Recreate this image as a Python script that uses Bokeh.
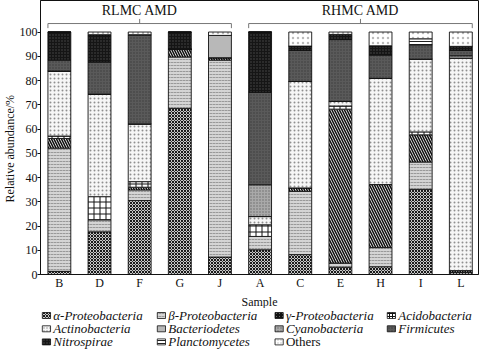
from bokeh.plotting import figure
from bokeh.models import Range1d, FixedTicker, ColumnDataSource, Title
from bokeh.layouts import column
from bokeh.embed import file_html
from bokeh.resources import INLINE
from bokeh.core.properties import value

samples = ["B", "D", "F", "G", "J", "A", "C", "E", "H", "I", "L"]
group_names = ["RLMC AMD", "RHMC AMD"]
group_members = [["B", "D", "F", "G", "J"], ["A", "C", "E", "H", "I", "L"]]

taxa = ["α-Proteobacteria", "β-Proteobacteria", "γ-Proteobacteria", "Acidobacteria",
        "Actinobacteria", "Bacteriodetes", "Cyanobacteria", "Firmicutes",
        "Nitrospirae", "Planctomycetes", "Others"]

alpha_proteobacteria = [1.3, 17.6, 30.5, 68.5, 7.2, 10.2, 8.2, 3.0, 3.2, 35.1, 0.8]
beta_proteobacteria  = [50.8, 5.0, 4.4, 21.2, 81.2, 5.5, 26.1, 1.7, 7.9, 11.3, 0.0]
gamma_proteobacteria = [4.0, 0.0, 1.1, 3.2, 1.0, 0.0, 1.4, 63.5, 26.0, 11.2, 0.8]
acidobacteria        = [1.0, 9.5, 2.3, 0.0, 0.0, 4.8, 0.0, 1.3, 0.0, 1.2, 0.0]
actinobacteria       = [26.8, 42.3, 23.8, 0.0, 0.0, 3.4, 43.9, 1.9, 43.8, 30.0, 87.6]
bacteriodetes        = [0.0, 0.0, 0.0, 0.0, 9.2, 0.0, 0.0, 0.0, 0.0, 0.0, 0.0]
cyanobacteria        = [0.0, 0.0, 0.0, 0.0, 0.0, 13.1, 0.0, 0.0, 0.0, 0.0, 1.0]
firmicutes           = [4.5, 13.2, 36.8, 0.0, 0.0, 38.1, 12.8, 25.5, 9.6, 6.0, 2.2]
nitrospirae          = [11.6, 11.3, 0.0, 7.1, 0.0, 24.9, 1.8, 2.1, 3.8, 0.0, 1.7]
planctomycetes       = [0.0, 0.0, 0.0, 0.0, 0.0, 0.0, 0.0, 0.0, 0.0, 2.4, 0.0]
others               = [0.0, 1.1, 1.1, 0.0, 1.4, 0.0, 5.8, 1.0, 5.7, 2.8, 5.9]

series = [alpha_proteobacteria, beta_proteobacteria, gamma_proteobacteria, acidobacteria,
          actinobacteria, bacteriodetes, cyanobacteria, firmicutes, nitrospirae,
          planctomycetes, others]
y_ticks = [0, 10, 20, 30, 40, 50, 60, 70, 80, 90, 100]
x_title = "Sample"
y_title = "Relative abundance/%"

# styles (fill, hatch pattern, hatch colour, hatch scale, hatch weight)
styles = [
    ("#c8c8c8", "diagonal_cross", "#1a1a1a", 3, 1.0),
    ("#d4d4d4", "horizontal_dash", "#999999", 3, 1.0),
    ("#ffffff", "left_diagonal_line", "#111111", 5, 1.6),
    ("#ffffff", "cross", "#111111", 6, 1.0),
    ("#f6f6f6", "dot", "#8f8f8f", 4, 1.0),
    ("#b8b8b8", " ", "#b8b8b8", 4, 1.0),
    ("#a9a9a9", "dot", "#6a6a6a", 3, 1.0),
    ("#5a5a5a", "dot", "#3a3a3a", 3, 1.0),
    ("#151515", "dot", "#4a4a4a", 3, 1.0),
    ("#ffffff", "horizontal_line", "#222222", 3, 1.0),
    ("#ffffff", "dot", "#bbbbbb", 5, 1.0),
]

SERIF = "Liberation Serif"
bar_w = 0.57
x_start, x_end = -0.47, 10.44
xs = list(range(len(samples)))

data = {"x": xs}
keys = []
for i, s in enumerate(series):
    k = "s%d" % i
    keys.append(k)
    data[k] = s
source = ColumnDataSource(data)

p = figure(width=480, height=308, x_range=Range1d(x_start, x_end), y_range=Range1d(0, 113),
           toolbar_location=None, output_backend="svg",
           min_border_left=36, min_border_right=2, min_border_top=0, min_border_bottom=31)

p.vbar_stack(keys, x="x", width=bar_w, source=source,
             fill_color=[s[0] for s in styles],
             hatch_pattern=[s[1] for s in styles],
             hatch_color=[s[2] for s in styles],
             hatch_scale=[s[3] for s in styles],
             hatch_weight=[s[4] for s in styles],
             line_color="#111111", line_width=0.9)

# group brackets and labels
for name, members in zip(group_names, group_members):
    idx = [samples.index(m) for m in members]
    x0 = min(idx) - bar_w / 2
    x1 = max(idx) + bar_w / 2
    xc = (min(idx) + max(idx)) / 2
    p.line([x0, x0, x1, x1], [101.6, 103.5, 103.5, 101.6], line_color="#777777", line_width=1)
    p.line([xc, xc], [103.5, 105.4], line_color="#777777", line_width=1)
    p.text(x=[xc], y=[108.7], text=[name], text_font=value(SERIF), text_font_size="14px",
           text_align="center", text_baseline="middle", text_color="#111111")

p.xgrid.visible = False
p.ygrid.visible = False
p.outline_line_color = "#111111"
p.outline_line_width = 1

p.xaxis.ticker = FixedTicker(ticks=xs)
p.xaxis.major_label_overrides = {i: s for i, s in enumerate(samples)}
p.xaxis.major_tick_out = 0
p.xaxis.major_tick_in = 0
p.xaxis.minor_tick_line_color = None
p.xaxis.major_label_standoff = 1

p.yaxis.ticker = FixedTicker(ticks=y_ticks)
p.yaxis.major_tick_out = 3
p.yaxis.major_tick_in = 0
p.yaxis.minor_tick_line_color = None
p.yaxis.major_label_standoff = 0

for ax in (p.xaxis, p.yaxis):
    ax.major_label_text_font = SERIF
    ax.major_label_text_font_size = "12px"
    ax.major_label_text_color = "#111111"
    ax.axis_line_color = "#111111"
    ax.major_tick_line_color = "#111111"

# axis titles as side panels
p.add_layout(Title(text=y_title, align="left", standoff=0, offset=72,
                   text_font=SERIF, text_font_size="12px", text_font_style="normal",
                   text_color="#111111"), "left")
p.add_layout(Title(text=x_title, align="center", standoff=0, offset=0,
                   text_font=SERIF, text_font_size="12px", text_font_style="normal",
                   text_color="#111111"), "below")

# legend as a separate strip
leg = figure(width=480, height=41, x_range=Range1d(0, 480), y_range=Range1d(41, 0),
             toolbar_location=None, output_backend="svg", x_axis_type=None, y_axis_type=None,
             min_border_left=0, min_border_right=0, min_border_top=0, min_border_bottom=0)
leg.xgrid.visible = False
leg.ygrid.visible = False
leg.outline_line_color = None

col_x = [2, 128, 257, 380]
row_y = [7.0, 20.3, 33.4]
for i, (name, st) in enumerate(zip(taxa, styles)):
    r, c = divmod(i, 4)
    sx = col_x[c]
    sy = row_y[r]
    leg.rect(x=[sx + 4.5], y=[sy], width=9, height=6,
             fill_color=st[0], hatch_pattern=st[1], hatch_color=st[2],
             hatch_scale=min(st[3], 3), hatch_weight=st[4],
             line_color="#111111", line_width=0.8)
    leg.text(x=[sx + 12], y=[sy], text=[name], text_font=value(SERIF), text_font_size="13px",
             text_font_style="normal" if name == "Others" else "italic",
             text_baseline="middle", text_align="left", text_color="#111111")

layout = column(p, leg, spacing=0)
open("out.html", "w").write(file_html(layout, INLINE))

_ _ _ _

Job >> Return, unchanged, the lines from the first line of the material through the line that holds "from bokeh.core.properties import value", inclusive, omitting pictures.

Written answer >>
Recreate this image as a Python script that uses Bokeh.
from bokeh.plotting import figure
from bokeh.models import Range1d, FixedTicker, ColumnDataSource, Title
from bokeh.layouts import column
from bokeh.embed import file_html
from bokeh.resources import INLINE
from bokeh.core.properties import value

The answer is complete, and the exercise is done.